Jim did not tell his mother anything of his night, though he remembered the horror of it for the rest of his life. ‘
When I got
to the pit top, I handed in my lamp and rushed home in the darkness. My mother was already up, cooking the breakfast – only that morning, instead of bread and jam, I could smell bacon and eggs. I thought that now I was really a man. As she fussed over me, I looked with pride at my black body and legs. Nobody – and I mean nobody – could persuade me to get washed until I had been outside to let all my younger mates see me on their way to school. I felt really superior – they were just school kids whereas I was a worker. I had arrived. I was important. I was a contributor to the family exchequer.’

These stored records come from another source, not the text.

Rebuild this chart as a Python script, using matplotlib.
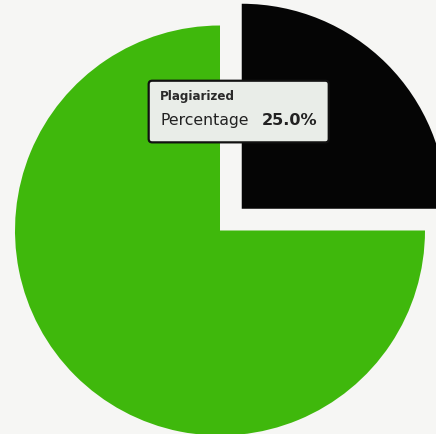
import matplotlib
matplotlib.use("Agg")
import matplotlib.pyplot as plt
from matplotlib.patches import FancyBboxPatch

# pie data
labels = ["Plagiarized", "Original"]
values = [25.0, 75.0]
slice_colors = ["#050505", "#3fb80c"]
explode = [0.15, 0.0]

fig = plt.figure(figsize=(4.36, 4.34), dpi=100)
fig.patch.set_facecolor("#f6f6f4")
ax = fig.add_axes([0, 0, 1, 1])
ax.set_facecolor("#f6f6f4")

ax.pie(values, labels=None, colors=slice_colors, explode=explode,
       startangle=90, counterclock=False, radius=1.0,
       wedgeprops=dict(linewidth=0))

# keep the exploded slice cut off at the right edge like the screenshot
r_px = 205.0
cx, cy = 220.0, 434.0 - 230.5
ax.set_xlim(-cx / r_px, (436 - cx) / r_px)
ax.set_ylim(-cy / r_px, (434 - cy) / r_px)
ax.set_aspect("auto")
ax.axis("off")

# tooltip
box = FancyBboxPatch((0.341, 0.672), 0.413, 0.142,
                     boxstyle="round,pad=0,rounding_size=0.008",
                     transform=fig.transFigure, facecolor="#e9ede8",
                     edgecolor="#111111", linewidth=1.6, zorder=5)
fig.patches.append(box)

pct = values[0] / sum(values) * 100
fig.text(0.367, 0.777, labels[0], fontsize=8.6, fontweight="bold",
         color="#2a2a2a", va="center", ha="left", zorder=6)
fig.text(0.367, 0.723, "Percentage", fontsize=11.3,
         color="#222222", va="center", ha="left", zorder=6)
fig.text(0.600, 0.723, f"{pct:.1f}%", fontsize=11.6, fontweight="bold",
         color="#222222", va="center", ha="left", zorder=6)

fig.savefig("out.png", dpi=100, facecolor=fig.get_facecolor())
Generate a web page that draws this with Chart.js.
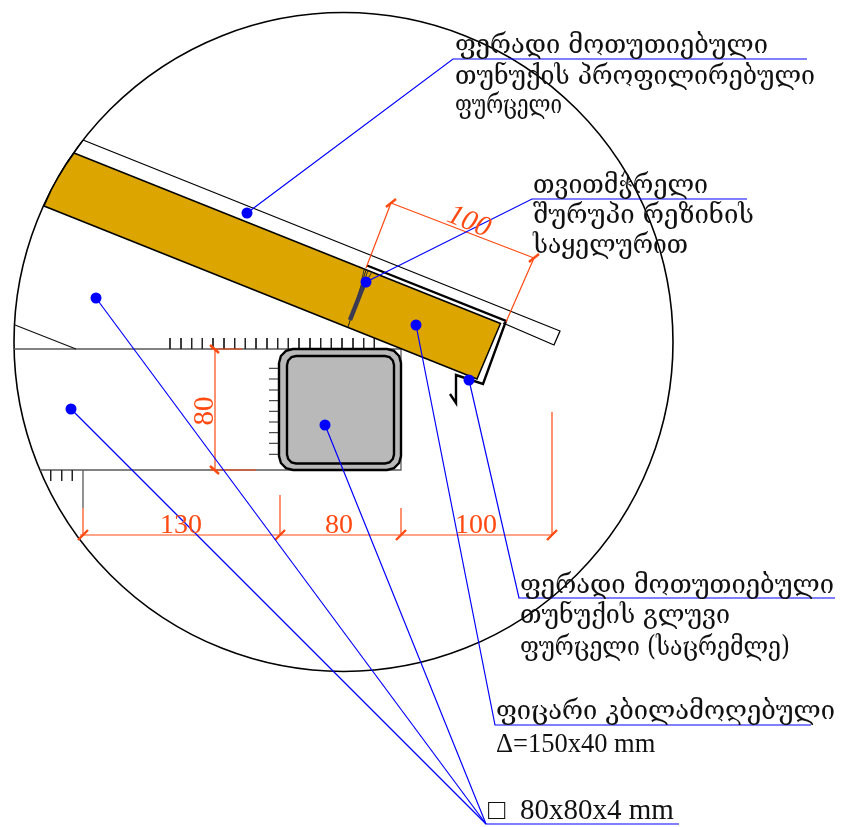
<!DOCTYPE html>
<html>
<head>
<meta charset="utf-8">
<script src="https://cdn.jsdelivr.net/npm/chart.js@4/dist/chart.umd.min.js"></script>
<style>
html, body { margin: 0; background: #fff; }
canvas { display: block; }
</style>
</head>
<body>
<canvas id="detailChart" width="863" height="827"></canvas>
<script>
// all coordinates are drawing units, the axes run 0-863 and 0-827
let circleCenter = [[343.5, 342]];
let beamOutline = [[74, 153], [65.6, 165], [58.3, 177], [51.2, 190], [44, 206], [477, 379], [500.5, 323.5], [74, 153]];
let beamJoint = [[366, 270], [348, 327]];
let screwBody = [[365, 282], [350, 320]];
let screwHead = [[364, 270], [362, 279], null, [368, 270], [365, 279], null, [372, 272], [367, 280]];
let sheetEdges = [[83, 140], [560, 331], [554, 345], [503, 323]];
let sheetStart = [[83, 140], [74, 153]];
let flashing = [[367, 265.5], [506, 321], [483, 384], [456, 375], [456, 403], [450, 394]];
let wallLines = [[14, 349], [401, 349], [401, 470], [40, 470], null, [83, 470], [83, 508]];
let wallSlope = [[15, 325], [76, 349]];
let tubeOuter = [[279, 363], [280.9, 356], [286, 350.9], [293, 349], [387, 349], [394, 350.9], [399.1, 356], [401, 363],
    [401, 456], [399.1, 463], [394, 468.1], [387, 470], [293, 470], [286, 468.1], [280.9, 463], [279, 456], [279, 363]];
let tubeInner = [[287, 365], [288.2, 360.5], [291.5, 357.2], [296, 356], [385, 356], [389.5, 357.2], [392.8, 360.5], [394, 365],
    [394, 454.5], [392.8, 459], [389.5, 462.3], [385, 463.5], [296, 463.5], [291.5, 462.3], [288.2, 459], [287, 454.5], [287, 365]];

let topTickX = [170, 181, 191.7, 202.3, 213, 224, 234.7, 245.3, 256, 267, 277.7, 288.3, 299, 310, 320.7, 331.3, 342, 353, 363.7, 374.3];
let tubeTickY = [368.3, 379, 390, 400.7, 411.3, 422, 432.7, 443.3, 454.3];
let lowerTickX = [50.7, 61.7, 72.3];

let dimLines = [[80, 535], [552, 535], null, [83, 508], [83, 535], null, [280, 495], [280, 535], null, [401, 508], [401, 535], null,
    [552, 412], [552, 535], null, [215, 349], [215, 470], null, [210, 349], [242, 349], null, [210, 470], [256, 470], null,
    [391, 203], [534, 258], null, [391, 203], [366, 268], null, [534, 258], [506, 322]];
let dimSlashes = [[78, 540], [88, 530], null, [275, 540], [285, 530], null, [396, 540], [406, 530], null, [547, 540], [557, 530], null,
    [210, 345], [219, 353], null, [210, 466], [219, 474], null, [386, 207], [396, 199], null, [529, 262], [539, 254]];

let leaderSheet = [[247, 213], [453, 59], [807, 59]];
let leaderScrew = [[366, 282], [532, 199], [747, 199]];
let leaderBoard = [[416, 325], [495, 725], [811, 725]];
let leaderFlat = [[469, 380], [519, 598], [835, 598]];
let leaderTube = [[325, 425], [486, 824], [679, 824]];
let leaderWallTop = [[96, 298], [486, 824]];
let leaderWallLow = [[71, 409], [486, 824]];
let leaderDots = [[247, 213], [366, 282], [416, 325], [469, 380], [325, 425], [96, 298], [71, 409]];

let noteLabels = ['ფერადი მოთუთიებული', 'თუნუქის პროფილირებული', 'ფურცელი',
    'თვითმჭრელი', 'შურუპი რეზინის', 'საყელურით',
    'ფერადი მოთუთიებული', 'თუნუქის გლუვი', 'ფურცელი (საცრემლე)',
    'ფიცარი კბილამოღებული'];
let noteX = [455, 455, 455, 533, 533, 533, 520, 520, 520, 496];
let noteY = [53, 84, 113, 193, 223, 253, 593, 623, 655, 719];
let noteEnd = [768, 815, 562, 708, 754, 688, 834, 730, 790, 835];

let sizeLabels = ['Δ=150x40 mm', '□  80x80x4 mm'];
let sizeX = [496, 488];
let sizeY = [752, 819];
let sizeFont = [26.5, 29];

let dimLabels = ['130', '80', '100'];
let dimLabelX = [181, 339, 476];
let dimLabelY = [533, 533, 533];

function pts(list) {
    return list.map(p => p ? {x: p[0], y: p[1]} : {x: null, y: null});
}

function line(list, color, width, extra) {
    return Object.assign({
        data: pts(list),
        showLine: true,
        borderColor: color,
        borderWidth: width,
        pointRadius: 0,
        fill: false,
        tension: 0,
        spanGaps: false,
        clip: false
    }, extra || {});
}

function crossTicks(values, from, to, vertical) {
    let out = [];
    values.forEach(v => {
        out.push(vertical ? [v, from] : [from, v]);
        out.push(vertical ? [v, to] : [to, v]);
        out.push(null);
    });
    return out;
}

const BLUE = '#0000ff';
const DIM = '#ff4a12';

// painter's order, first one ends up at the bottom
let layers = [
    line(circleCenter, 'rgba(0,0,0,0)', 0, {showLine: false, pointRadius: 329.5, pointBorderColor: '#000', pointBorderWidth: 1.6, pointBackgroundColor: 'rgba(0,0,0,0)'}),
    line(wallLines, '#5a5a5a', 1.3),
    line(wallSlope, '#111', 1.2),
    line(crossTicks(topTickX, 338, 349, true), '#222', 1),
    line(crossTicks(tubeTickY, 269, 279, false), '#222', 1),
    line(crossTicks(lowerTickX, 470, 481, true), '#222', 1),
    line(tubeOuter, '#000', 2.4, {fill: 'shape', backgroundColor: '#b9b9b9'}),
    line(tubeInner, '#000', 2.4),
    line(sheetEdges, '#000', 1.3),
    line(sheetStart, '#000', 1.3),
    line(beamOutline, '#000', 1.5, {fill: 'shape', backgroundColor: '#dca500'}),
    line(beamJoint, '#222', 1),
    line(screwHead, '#333', 1),
    line(screwBody, '#3a3a55', 4.5),
    line(flashing, '#000', 2.4),
    line(dimLines, DIM, 1.2),
    line(dimSlashes, DIM, 2.4),
    line(leaderSheet, BLUE, 1.2),
    line(leaderScrew, BLUE, 1.2),
    line(leaderBoard, BLUE, 1.2),
    line(leaderFlat, BLUE, 1.2),
    line(leaderTube, BLUE, 1.2),
    line(leaderWallTop, BLUE, 1.2),
    line(leaderWallLow, BLUE, 1.2),
    line(leaderDots, BLUE, 0, {showLine: false, pointRadius: 5.5, pointBackgroundColor: BLUE, pointBorderWidth: 0})
];
layers.forEach((d, i) => { d.order = layers.length - i; });

let textPlugin = {
    id: 'drawingText',
    afterDraw(chart) {
        let c = chart.ctx;
        let xs = chart.scales.x;
        let ys = chart.scales.y;
        c.save();
        c.textBaseline = 'alphabetic';
        c.textAlign = 'left';

        c.fillStyle = '#111';
        c.font = '27px "DejaVu Serif"';
        noteLabels.forEach((t, i) => {
            let w = c.measureText(t).width;
            let px = xs.getPixelForValue(noteX[i]);
            c.save();
            c.translate(px, ys.getPixelForValue(noteY[i]));
            c.scale((xs.getPixelForValue(noteEnd[i]) - px) / w, 1);
            c.fillText(t, 0, 0);
            c.restore();
        });

        sizeLabels.forEach((t, i) => {
            c.font = sizeFont[i] + 'px "Liberation Serif"';
            c.fillText(t, xs.getPixelForValue(sizeX[i]), ys.getPixelForValue(sizeY[i]));
        });

        c.fillStyle = DIM;
        c.textAlign = 'center';
        c.font = '28px "Liberation Serif"';
        dimLabels.forEach((t, i) => {
            c.fillText(t, xs.getPixelForValue(dimLabelX[i]), ys.getPixelForValue(dimLabelY[i]));
        });

        c.save();
        c.translate(xs.getPixelForValue(213), ys.getPixelForValue(411));
        c.rotate(-Math.PI / 2);
        c.font = '29px "Liberation Serif"';
        c.fillText('80', 0, 0);
        c.restore();

        c.save();
        c.translate(xs.getPixelForValue(466), ys.getPixelForValue(229));
        c.rotate(22 * Math.PI / 180);
        c.font = 'italic 29px "Liberation Serif"';
        c.fillText('100', 0, 0);
        c.restore();

        c.restore();
    }
};

new Chart(document.getElementById('detailChart').getContext('2d'), {
    type: 'scatter',
    data: {datasets: layers},
    options: {
        responsive: false,
        animation: false,
        events: [],
        layout: {padding: 0, autoPadding: false},
        plugins: {legend: {display: false}, tooltip: {enabled: false}},
        scales: {
            x: {type: 'linear', display: false, min: 0, max: 863},
            y: {type: 'linear', display: false, min: 0, max: 827, reverse: true}
        }
    },
    plugins: [textPlugin]
});
</script>
</body>
</html>
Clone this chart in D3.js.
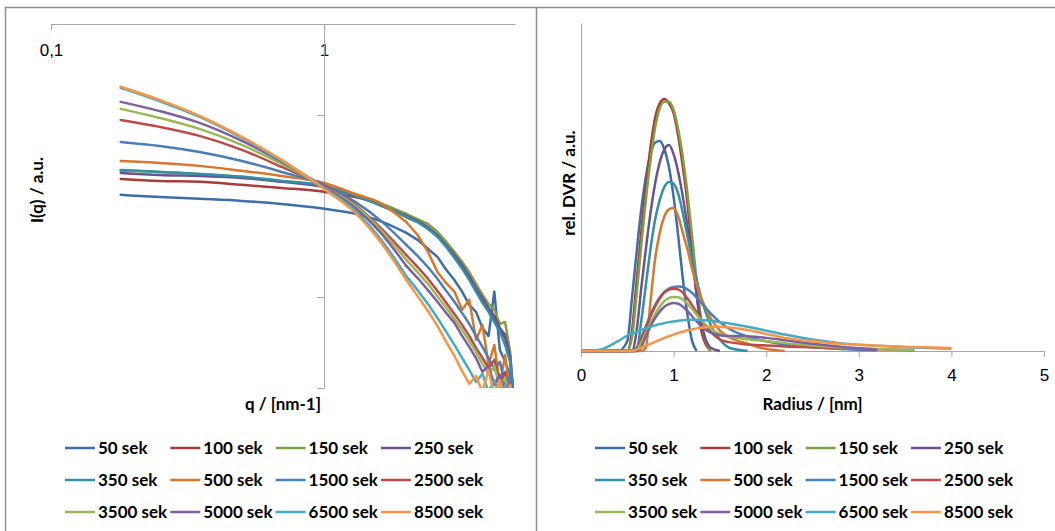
<!DOCTYPE html>
<html>
<head>
<meta charset="utf-8">
<script src="https://cdn.jsdelivr.net/npm/d3@7"></script>
<style>
  body { margin: 0; background: #fff; }
  svg { display: block; font-family: Lato, "Liberation Sans", sans-serif; }
</style>
</head>
<body>
<svg id="chart" width="1055" height="531"></svg>
<script>
const seriesNames = ["50 sek", "100 sek", "150 sek", "250 sek", "350 sek", "500 sek",
  "1500 sek", "2500 sek", "3500 sek", "5000 sek", "6500 sek", "8500 sek"];
const seriesColors = ["#3d6ea8", "#a63d3a", "#80a045", "#6b5390", "#3290a6", "#d9772d",
  "#4a7ebb", "#be4b48", "#98b954", "#7d60a0", "#46aac5", "#f79646"];

// scattering curves, q in nm-1
const qValues = [0.18, 0.25, 0.35, 0.5, 0.7, 1.0, 1.3, 1.6, 2.0, 2.2, 2.4, 2.6, 2.8, 3.0,
  3.2, 3.4, 3.6, 3.8, 4.0, 4.2, 4.4, 4.6, 4.8, 5.0];
const iq50 = [3.64, 3.54, 3.46, 3.37, 3.24, 3.05, 2.86, 2.62, 2.25, 2.06, 1.84, 1.66, 1.41, 1.24, 1.07, 0.905, 0.828, 0.676, 0.611, 1.07, 0.512, 0.44, 0.373, 0.272];
const iq100 = [4.45, 4.34, 4.29, 4.13, 3.97, 3.78, 3.54, 3.24, 2.75, 2.58, 2.39, 2.16, 1.91, 1.66, 1.46, 1.27, 1.09, 0.964, 0.849, 0.767, 0.659, 0.596, 0.451, 0.239];
const iq150 = [4.93, 4.86, 4.74, 4.57, 4.34, 4.07, 3.64, 3.29, 2.86, 2.68, 2.52, 2.28, 2.01, 1.77, 1.56, 1.37, 1.18, 1.03, 0.916, 0.849, 0.711, 0.729, 0.499, 0.211];
const iq250 = [4.80, 4.68, 4.62, 4.51, 4.29, 4.02, 3.59, 3.20, 2.79, 2.62, 2.42, 2.19, 1.93, 1.70, 1.50, 1.30, 1.12, 0.988, 0.871, 0.787, 0.676, 0.619, 0.474, 0.225];
const iq350 = [4.99, 4.86, 4.74, 4.57, 4.34, 4.07, 3.59, 3.20, 2.75, 2.58, 2.36, 2.14, 1.88, 1.64, 1.43, 1.24, 1.07, 0.928, 0.828, 0.729, 0.643, 0.545, 0.44, 0.239];
const iq500 = [5.59, 5.45, 5.25, 4.93, 4.62, 4.23, 3.68, 3.29, 2.58, 2.19, 1.77, 1.37, 1.19, 1.07, 0.849, 0.964, 0.581, 0.702, 0.423, 0.545, 0.329, 0.48, 0.289, 0.211];
const iq1500 = [7.11, 6.76, 6.26, 5.59, 4.86, 4.13, 3.33, 2.65, 1.93, 1.68, 1.46, 1.26, 1.08, 0.94, 0.817, 0.711, 0.611, 0.532, 0.462, 0.397, 0.44, 0.333, 0.368, 0.255];
const iq2500 = [9.39, 8.60, 7.67, 6.43, 5.18, 4.07, 3.20, 2.42, 1.70, 1.46, 1.26, 1.08, 0.928, 0.807, 0.702, 0.611, 0.525, 0.462, 0.407, 0.451, 0.341, 0.387, 0.289, 0.239];
const iq3500 = [10.8, 9.63, 8.38, 6.84, 5.38, 4.02, 3.16, 2.36, 1.60, 1.37, 1.18, 1.01, 0.871, 0.758, 0.659, 0.573, 0.499, 0.429, 0.378, 0.418, 0.316, 0.359, 0.278, 0.225];
const iq5000 = [11.8, 10.5, 9.04, 7.20, 5.52, 4.02, 3.08, 2.28, 1.48, 1.27, 1.09, 0.94, 0.817, 0.72, 0.611, 0.532, 0.462, 0.387, 0.418, 0.329, 0.373, 0.30, 0.341, 0.211];
const iq6500 = [14.1, 11.9, 9.76, 7.48, 5.59, 3.97, 2.97, 2.11, 1.30, 1.09, 0.916, 0.767, 0.643, 0.545, 0.462, 0.397, 0.341, 0.378, 0.30, 0.35, 0.278, 0.324, 0.272, 0.211];
const iq8500 = [14.3, 12.1, 9.88, 7.57, 5.66, 3.92, 2.90, 2.03, 1.24, 1.01, 0.838, 0.693, 0.566, 0.474, 0.392, 0.333, 0.368, 0.30, 0.397, 0.289, 0.35, 0.272, 0.329, 0.211];
const iqSeries = [iq50, iq100, iq150, iq250, iq350, iq500, iq1500, iq2500, iq3500, iq5000, iq6500, iq8500];
const qTicks = [0.1, 1];
const iqTicks = [10, 1, 0.316];
const noisyFrom = 8; // index in qValues where the tails get noisy

// size distributions, radius in nm
const radius = [0, 0.2, 0.4, 0.5, 0.55, 0.6, 0.65, 0.7, 0.75, 0.8, 0.85, 0.9, 0.95, 1.0, 1.05,
  1.1, 1.15, 1.2, 1.25, 1.3, 1.4, 1.5, 1.6, 1.8, 2.0, 2.2, 2.5, 2.8, 3.2, 3.6, 4.0];
const dvr50 = [0, 0, 0, 0.03, 0.16, 0.30, 0.43, 0.53, 0.60, 0.635, 0.64, 0.615, 0.56, 0.47, 0.35, 0.22, 0.11, 0.03, 0, null, null, null, null, null, null, null, null, null, null, null, null];
const dvr100 = [0, 0, 0, 0, 0.06, 0.21, 0.36, 0.50, 0.62, 0.71, 0.755, 0.768, 0.755, 0.725, 0.655, 0.56, 0.45, 0.30, 0.17, 0.06, 0, null, null, null, null, null, null, null, null, null, null];
const dvr150 = [0, 0, 0, 0, 0.04, 0.17, 0.32, 0.46, 0.58, 0.68, 0.74, 0.76, 0.76, 0.735, 0.675, 0.59, 0.48, 0.35, 0.21, 0.09, 0, null, null, null, null, null, null, null, null, null, null];
const dvr250 = [0, 0, 0, 0, 0, 0.06, 0.19, 0.31, 0.42, 0.51, 0.575, 0.615, 0.628, 0.60, 0.545, 0.47, 0.38, 0.28, 0.17, 0.085, 0.01, 0, null, null, null, null, null, null, null, null, null];
const dvr350 = [0, 0, 0, 0, 0, 0, 0.09, 0.20, 0.31, 0.40, 0.46, 0.50, 0.515, 0.51, 0.48, 0.42, 0.35, 0.28, 0.216, 0.16, 0.08, 0.035, 0.01, 0, null, null, null, null, null, null, null];
const dvr500 = [0, 0, 0, 0, 0, 0, 0, 0.01, 0.15, 0.28, 0.36, 0.41, 0.432, 0.436, 0.41, 0.36, 0.31, 0.25, 0.20, 0.16, 0.10, 0.062, 0.042, 0.022, 0.006, 0, null, null, null, null, null];
const dvr1500 = [0, 0, 0, 0, 0, 0.01, 0.04, 0.075, 0.11, 0.14, 0.163, 0.18, 0.19, 0.195, 0.197, 0.195, 0.188, 0.177, 0.162, 0.147, 0.115, 0.088, 0.068, 0.044, 0.03, 0.02, 0.012, 0.006, 0.002, null, null];
const dvr2500 = [0, 0, 0, 0, 0, 0.005, 0.035, 0.07, 0.105, 0.135, 0.16, 0.178, 0.187, 0.19, 0.188, 0.178, 0.16, 0.14, 0.118, 0.095, 0.058, 0.035, 0.027, 0.02, 0.017, 0.014, 0.011, 0.008, 0.005, 0.002, null];
const dvr3500 = [0, 0, 0, 0, 0, 0.003, 0.025, 0.055, 0.085, 0.112, 0.135, 0.152, 0.162, 0.165, 0.164, 0.157, 0.144, 0.128, 0.11, 0.093, 0.068, 0.052, 0.044, 0.036, 0.03, 0.024, 0.017, 0.011, 0.006, 0.003, null];
const dvr5000 = [0, 0, 0, 0, 0, 0, 0.012, 0.045, 0.075, 0.10, 0.12, 0.135, 0.143, 0.146, 0.144, 0.135, 0.122, 0.106, 0.09, 0.075, 0.056, 0.048, 0.046, 0.045, 0.04, 0.033, 0.022, 0.013, 0.004, null, null];
const dvr6500 = [0, 0.004, 0.03, 0.047, 0.053, 0.058, 0.064, 0.069, 0.074, 0.078, 0.082, 0.085, 0.088, 0.09, 0.092, 0.094, 0.095, 0.095, 0.095, 0.094, 0.092, 0.088, 0.084, 0.074, 0.062, 0.05, 0.035, 0.024, 0.016, 0.011, 0.007];
const dvr8500 = [0, 0, 0, 0, 0, 0.004, 0.01, 0.016, 0.022, 0.028, 0.034, 0.04, 0.045, 0.05, 0.055, 0.059, 0.063, 0.066, 0.069, 0.071, 0.074, 0.074, 0.072, 0.064, 0.052, 0.04, 0.03, 0.022, 0.016, 0.012, 0.009];
const dvrSeries = [dvr50, dvr100, dvr150, dvr250, dvr350, dvr500, dvr1500, dvr2500, dvr3500, dvr5000, dvr6500, dvr8500];
const radiusTicks = [0, 1, 2, 3, 4, 5];

const axisColor = "#a6a6a6";
const fontSize = 17;

const svg = d3.select("#chart");

// panel frames
svg.append("path")
  .attr("d", "M5.5,531V7.5H1055M536.5,7.5V531")
  .attr("fill", "none")
  .attr("stroke", "#8e8e8e")
  .attr("stroke-width", 1.5);

const styleAxis = (g) => {
  g.select(".domain").attr("stroke", axisColor);
  g.selectAll(".tick line").attr("stroke", axisColor);
  g.selectAll(".tick text").attr("fill", "#000").style("font-size", fontSize + "px");
};

// ---------- left chart: I(q) ----------
const xQ = d3.scaleLog().domain([0.1, 5]).range([51, 515]);
const yI = d3.scaleLog().domain([0.316, 31.6]).range([388, 24]);

svg.append("clipPath").attr("id", "clipLeft")
  .append("rect").attr("x", 51).attr("y", 24).attr("width", 464).attr("height", 364);

svg.append("g")
  .attr("transform", "translate(0,24)")
  .call(d3.axisBottom(xQ).tickValues(qTicks).tickSize(6).tickSizeOuter(0).tickPadding(14)
    .tickFormat((d) => (d < 1 ? "0,1" : "1")))
  .call(styleAxis);

svg.append("g")
  .attr("transform", "translate(" + xQ(1) + ",0)")
  .call(d3.axisLeft(yI).tickValues(iqTicks).tickSize(7).tickSizeOuter(0).tickFormat(""))
  .call(styleAxis);

// smooth low-q part, plain segments for the noisy tail so spikes stay sharp
const lineQSmooth = d3.line()
  .defined((d, i) => i <= noisyFrom)
  .x((d, i) => xQ(qValues[i]))
  .y((d) => yI(d))
  .curve(d3.curveMonotoneX);
const lineQTail = d3.line()
  .defined((d, i) => i >= noisyFrom)
  .x((d, i) => xQ(qValues[i]))
  .y((d) => yI(d));

const curvesQ = svg.append("g")
  .attr("clip-path", "url(#clipLeft)")
  .selectAll("g")
  .data(iqSeries)
  .enter()
  .append("g")
  .attr("fill", "none")
  .attr("stroke", (d, i) => seriesColors[i])
  .attr("stroke-width", 2.5)
  .attr("stroke-linejoin", "round")
  .attr("stroke-linecap", "round");
curvesQ.append("path").attr("d", lineQSmooth);
curvesQ.append("path").attr("d", lineQTail);

svg.append("text")
  .attr("x", (xQ.range()[0] + xQ.range()[1]) / 2)
  .attr("y", 410)
  .attr("text-anchor", "middle")
  .attr("font-weight", "bold")
  .style("font-size", fontSize + "px")
  .text("q / [nm-1]");

svg.append("text")
  .attr("transform", "translate(43,190) rotate(-90)")
  .attr("text-anchor", "middle")
  .attr("font-weight", "bold")
  .style("font-size", fontSize + "px")
  .text("I(q) / a.u.");

// ---------- right chart: DVR ----------
const xR = d3.scaleLinear().domain([0, 5]).range([581, 1044]);
const yR = d3.scaleLinear().domain([0, 1]).range([351, 23]);

svg.append("g")
  .attr("transform", "translate(0,351)")
  .call(d3.axisBottom(xR).tickValues(radiusTicks).tickSize(6).tickSizeOuter(0).tickPadding(12)
    .tickFormat(d3.format("d")))
  .call(styleAxis);

svg.append("g")
  .attr("transform", "translate(581,0)")
  .call(d3.axisLeft(yR).tickValues([]).tickSizeOuter(0))
  .call(styleAxis);

const lineR = d3.line()
  .defined((d) => d !== null)
  .x((d, i) => xR(radius[i]))
  .y((d) => yR(d))
  .curve(d3.curveMonotoneX);

svg.append("g")
  .selectAll("path")
  .data(dvrSeries)
  .enter()
  .append("path")
  .attr("d", lineR)
  .attr("fill", "none")
  .attr("stroke", (d, i) => seriesColors[i])
  .attr("stroke-width", 2.5)
  .attr("stroke-linejoin", "round");

svg.append("text")
  .attr("x", (xR.range()[0] + xR.range()[1]) / 2)
  .attr("y", 410)
  .attr("text-anchor", "middle")
  .attr("font-weight", "bold")
  .style("font-size", fontSize + "px")
  .text("Radius / [nm]");

svg.append("text")
  .attr("transform", "translate(575,183) rotate(-90)")
  .attr("text-anchor", "middle")
  .attr("font-weight", "bold")
  .style("font-size", fontSize + "px")
  .text("rel. DVR / a.u.");

// ---------- legends ----------
const legendRows = [448, 480, 512];
const drawLegend = (x0) => {
  const items = svg.append("g")
    .selectAll("g")
    .data(seriesNames)
    .enter()
    .append("g")
    .attr("transform", (d, i) =>
      "translate(" + (x0 + (i % 4) * 105.3) + "," + legendRows[Math.floor(i / 4)] + ")");
  items.append("line")
    .attr("x1", 0).attr("x2", 30)
    .attr("stroke", (d, i) => seriesColors[i])
    .attr("stroke-width", 2.5);
  items.append("text")
    .attr("x", 33)
    .attr("dy", "0.35em")
    .attr("font-weight", "bold")
    .style("font-size", fontSize + "px")
    .text((d) => d);
};
drawLegend(65);
drawLegend(595);
</script>
</body>
</html>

From shovelling pit muck, Jim graduated to pony driving, a job given to all the new boys underground. Two weeks after he started down the mine, he was taken to the stables at the bottom of the pit shaft. Bowers colliery had 150 ponies; each had its name over its stall and any rosettes it had won at local shows. They had come to the pit wild from the Welsh hills to be broken in by the boys themselves. Underground, they were not ridden, but driven by verbal commands. Jim’s family had been pony trainers at Bowers Row for generations. ‘The ponies were put on a long rope and taught all the ordinary commands, such as “Whey!” (that means stop); “Get on a bit” (go forward a bit); “Come over” (step over one set of rails to the other); and “Back a bit”. At “Come here” they would lift their legs up and spin round in their own lengths, because the roads were too narrow to do anything else. When we said “Back, shuv”, the pony would put its bottom against the back end of the tub and start shoving it back. This was called britching. They were also taught to open doors with their heads, which was called trapping.’